**TASK BRIEF**
Extract every line that contains the word "diagram".

____________

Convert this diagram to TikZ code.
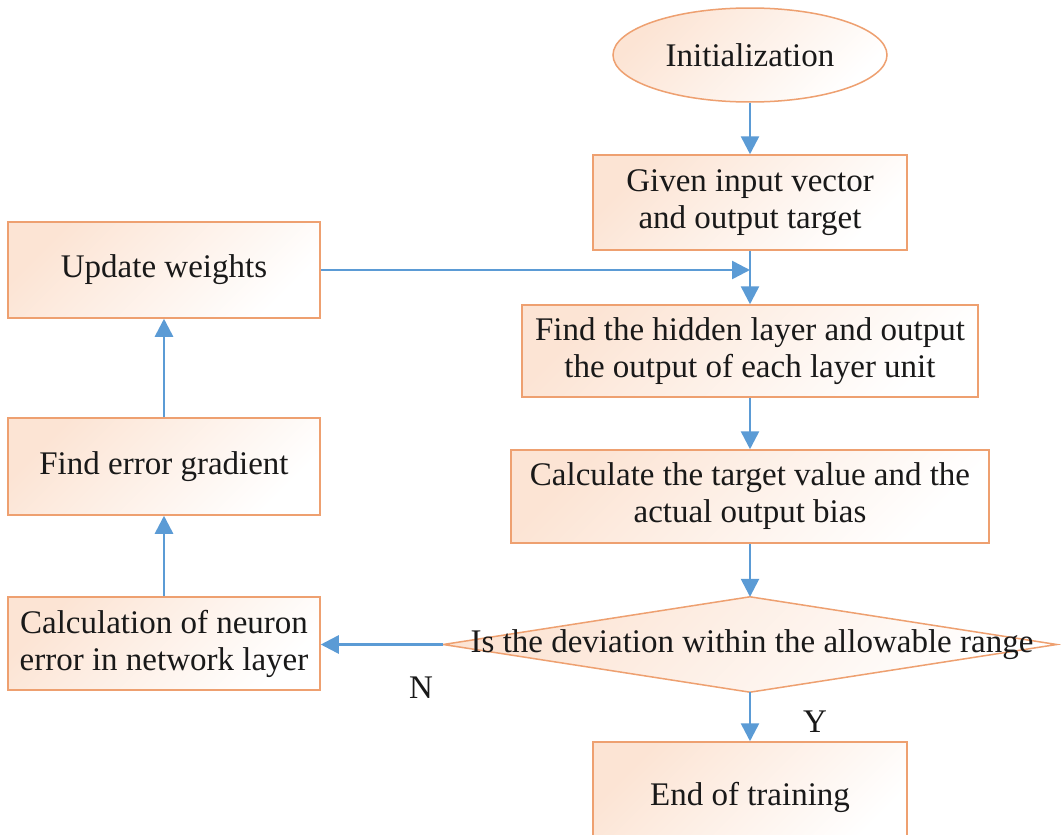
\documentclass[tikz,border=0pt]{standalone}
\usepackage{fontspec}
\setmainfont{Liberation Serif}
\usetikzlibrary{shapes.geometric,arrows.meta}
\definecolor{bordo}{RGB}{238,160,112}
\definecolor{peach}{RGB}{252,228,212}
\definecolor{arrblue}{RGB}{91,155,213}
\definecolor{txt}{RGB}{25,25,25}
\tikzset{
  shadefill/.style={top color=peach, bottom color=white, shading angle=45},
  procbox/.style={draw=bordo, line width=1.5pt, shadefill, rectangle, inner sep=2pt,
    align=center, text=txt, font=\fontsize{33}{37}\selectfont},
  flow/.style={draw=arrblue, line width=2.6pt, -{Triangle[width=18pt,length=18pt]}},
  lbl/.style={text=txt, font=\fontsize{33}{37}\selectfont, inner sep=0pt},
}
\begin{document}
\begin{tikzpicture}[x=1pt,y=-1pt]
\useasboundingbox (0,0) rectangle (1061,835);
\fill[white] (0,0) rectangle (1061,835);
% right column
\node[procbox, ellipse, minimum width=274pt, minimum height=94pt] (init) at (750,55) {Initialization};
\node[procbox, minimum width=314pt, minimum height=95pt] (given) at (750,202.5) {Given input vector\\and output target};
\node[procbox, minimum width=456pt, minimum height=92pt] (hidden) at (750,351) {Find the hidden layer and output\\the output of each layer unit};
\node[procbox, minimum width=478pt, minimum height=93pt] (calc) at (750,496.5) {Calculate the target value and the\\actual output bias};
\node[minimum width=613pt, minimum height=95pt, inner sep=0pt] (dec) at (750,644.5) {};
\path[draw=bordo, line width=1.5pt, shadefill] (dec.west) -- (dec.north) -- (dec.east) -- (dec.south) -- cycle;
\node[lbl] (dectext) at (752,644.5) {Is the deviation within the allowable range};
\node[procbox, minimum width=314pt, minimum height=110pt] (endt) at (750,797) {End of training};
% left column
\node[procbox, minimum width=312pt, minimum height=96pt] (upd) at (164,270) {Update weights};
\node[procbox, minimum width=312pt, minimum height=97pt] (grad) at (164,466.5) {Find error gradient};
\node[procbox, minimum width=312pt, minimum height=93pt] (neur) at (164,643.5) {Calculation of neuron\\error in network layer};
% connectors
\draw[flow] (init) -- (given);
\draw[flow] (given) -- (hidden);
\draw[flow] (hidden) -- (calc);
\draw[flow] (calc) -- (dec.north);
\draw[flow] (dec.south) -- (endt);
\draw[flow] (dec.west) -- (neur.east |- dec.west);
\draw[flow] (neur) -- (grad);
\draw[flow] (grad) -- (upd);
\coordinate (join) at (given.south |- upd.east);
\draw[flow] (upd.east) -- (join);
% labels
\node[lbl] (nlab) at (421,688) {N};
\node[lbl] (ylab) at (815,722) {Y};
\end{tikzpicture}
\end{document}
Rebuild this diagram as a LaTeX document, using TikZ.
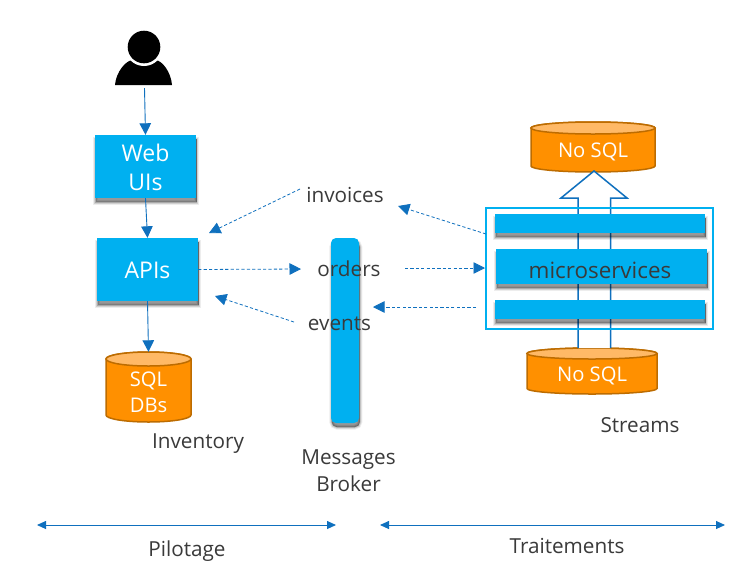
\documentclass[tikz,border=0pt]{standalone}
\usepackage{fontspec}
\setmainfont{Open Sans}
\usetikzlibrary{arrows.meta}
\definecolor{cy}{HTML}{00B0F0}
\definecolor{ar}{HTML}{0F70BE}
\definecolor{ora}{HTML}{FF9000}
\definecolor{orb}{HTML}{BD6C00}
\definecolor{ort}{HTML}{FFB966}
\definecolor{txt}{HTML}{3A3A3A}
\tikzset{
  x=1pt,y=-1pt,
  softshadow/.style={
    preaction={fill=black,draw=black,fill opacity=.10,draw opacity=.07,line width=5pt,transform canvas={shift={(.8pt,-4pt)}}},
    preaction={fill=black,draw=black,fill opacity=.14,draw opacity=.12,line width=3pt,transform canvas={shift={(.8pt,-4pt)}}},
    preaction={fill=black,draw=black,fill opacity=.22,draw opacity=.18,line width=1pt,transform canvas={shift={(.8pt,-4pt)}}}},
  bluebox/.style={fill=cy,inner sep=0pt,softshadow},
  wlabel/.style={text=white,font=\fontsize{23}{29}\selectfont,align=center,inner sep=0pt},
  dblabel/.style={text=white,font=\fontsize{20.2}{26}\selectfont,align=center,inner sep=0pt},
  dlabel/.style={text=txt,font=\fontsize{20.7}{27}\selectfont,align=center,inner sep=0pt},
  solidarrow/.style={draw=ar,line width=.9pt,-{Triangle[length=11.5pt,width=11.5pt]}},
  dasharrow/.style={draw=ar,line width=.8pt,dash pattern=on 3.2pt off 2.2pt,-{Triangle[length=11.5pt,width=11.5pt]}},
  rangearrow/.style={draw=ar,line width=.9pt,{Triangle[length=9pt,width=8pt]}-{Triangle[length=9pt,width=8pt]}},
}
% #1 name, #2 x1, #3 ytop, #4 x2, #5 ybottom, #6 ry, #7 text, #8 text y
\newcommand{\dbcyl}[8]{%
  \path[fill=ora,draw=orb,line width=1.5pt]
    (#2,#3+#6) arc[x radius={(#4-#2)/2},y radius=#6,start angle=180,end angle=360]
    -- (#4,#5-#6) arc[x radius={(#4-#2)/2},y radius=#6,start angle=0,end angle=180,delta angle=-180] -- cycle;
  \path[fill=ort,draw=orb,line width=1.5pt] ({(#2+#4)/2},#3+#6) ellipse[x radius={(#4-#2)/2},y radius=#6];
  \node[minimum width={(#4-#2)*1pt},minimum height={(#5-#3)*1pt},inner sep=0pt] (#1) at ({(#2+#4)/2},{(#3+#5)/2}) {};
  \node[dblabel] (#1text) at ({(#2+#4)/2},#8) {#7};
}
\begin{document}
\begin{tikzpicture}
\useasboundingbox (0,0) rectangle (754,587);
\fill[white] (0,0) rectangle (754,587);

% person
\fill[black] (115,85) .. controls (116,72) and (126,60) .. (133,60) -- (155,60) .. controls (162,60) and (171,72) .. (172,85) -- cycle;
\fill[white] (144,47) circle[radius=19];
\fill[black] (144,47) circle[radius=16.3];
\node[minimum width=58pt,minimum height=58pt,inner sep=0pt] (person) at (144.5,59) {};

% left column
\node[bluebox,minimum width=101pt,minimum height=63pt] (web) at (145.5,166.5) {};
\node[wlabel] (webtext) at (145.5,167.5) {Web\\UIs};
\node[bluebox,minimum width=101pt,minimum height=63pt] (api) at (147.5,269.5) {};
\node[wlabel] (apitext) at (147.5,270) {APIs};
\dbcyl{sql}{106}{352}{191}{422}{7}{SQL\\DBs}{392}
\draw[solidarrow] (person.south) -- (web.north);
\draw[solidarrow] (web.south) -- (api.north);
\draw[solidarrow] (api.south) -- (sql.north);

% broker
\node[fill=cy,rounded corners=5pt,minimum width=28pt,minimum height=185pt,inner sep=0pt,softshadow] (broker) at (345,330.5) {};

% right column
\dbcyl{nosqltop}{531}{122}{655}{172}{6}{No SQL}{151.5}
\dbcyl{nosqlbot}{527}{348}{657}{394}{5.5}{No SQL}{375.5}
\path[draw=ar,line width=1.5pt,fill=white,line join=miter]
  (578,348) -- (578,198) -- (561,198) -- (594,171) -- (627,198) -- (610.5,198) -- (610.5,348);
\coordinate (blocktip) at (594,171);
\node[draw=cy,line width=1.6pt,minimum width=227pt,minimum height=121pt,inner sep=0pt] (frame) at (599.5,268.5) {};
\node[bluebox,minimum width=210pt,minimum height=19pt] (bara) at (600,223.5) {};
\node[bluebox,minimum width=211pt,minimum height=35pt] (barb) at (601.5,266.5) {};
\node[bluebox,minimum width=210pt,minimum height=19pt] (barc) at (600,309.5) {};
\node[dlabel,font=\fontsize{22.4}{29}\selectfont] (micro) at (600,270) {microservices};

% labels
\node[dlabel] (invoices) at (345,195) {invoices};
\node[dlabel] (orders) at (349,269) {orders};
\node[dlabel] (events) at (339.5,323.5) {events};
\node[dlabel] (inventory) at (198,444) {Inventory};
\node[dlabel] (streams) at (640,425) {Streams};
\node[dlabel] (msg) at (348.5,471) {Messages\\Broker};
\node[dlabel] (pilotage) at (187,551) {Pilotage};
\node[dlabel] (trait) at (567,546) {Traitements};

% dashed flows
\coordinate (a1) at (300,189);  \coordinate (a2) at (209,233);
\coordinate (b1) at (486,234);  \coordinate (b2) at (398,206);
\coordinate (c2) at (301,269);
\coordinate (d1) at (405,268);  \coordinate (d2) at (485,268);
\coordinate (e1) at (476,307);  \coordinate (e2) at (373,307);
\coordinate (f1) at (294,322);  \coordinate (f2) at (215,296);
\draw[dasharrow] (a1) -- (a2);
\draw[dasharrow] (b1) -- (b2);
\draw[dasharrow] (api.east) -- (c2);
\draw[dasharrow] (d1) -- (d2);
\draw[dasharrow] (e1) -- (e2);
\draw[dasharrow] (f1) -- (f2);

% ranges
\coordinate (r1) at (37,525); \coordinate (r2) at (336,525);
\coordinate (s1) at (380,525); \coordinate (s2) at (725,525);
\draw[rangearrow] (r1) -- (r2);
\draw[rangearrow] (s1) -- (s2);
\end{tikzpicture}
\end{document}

____________

**FULL ANSWER**
Convert this diagram to TikZ code.
Rebuild this diagram as a LaTeX document, using TikZ.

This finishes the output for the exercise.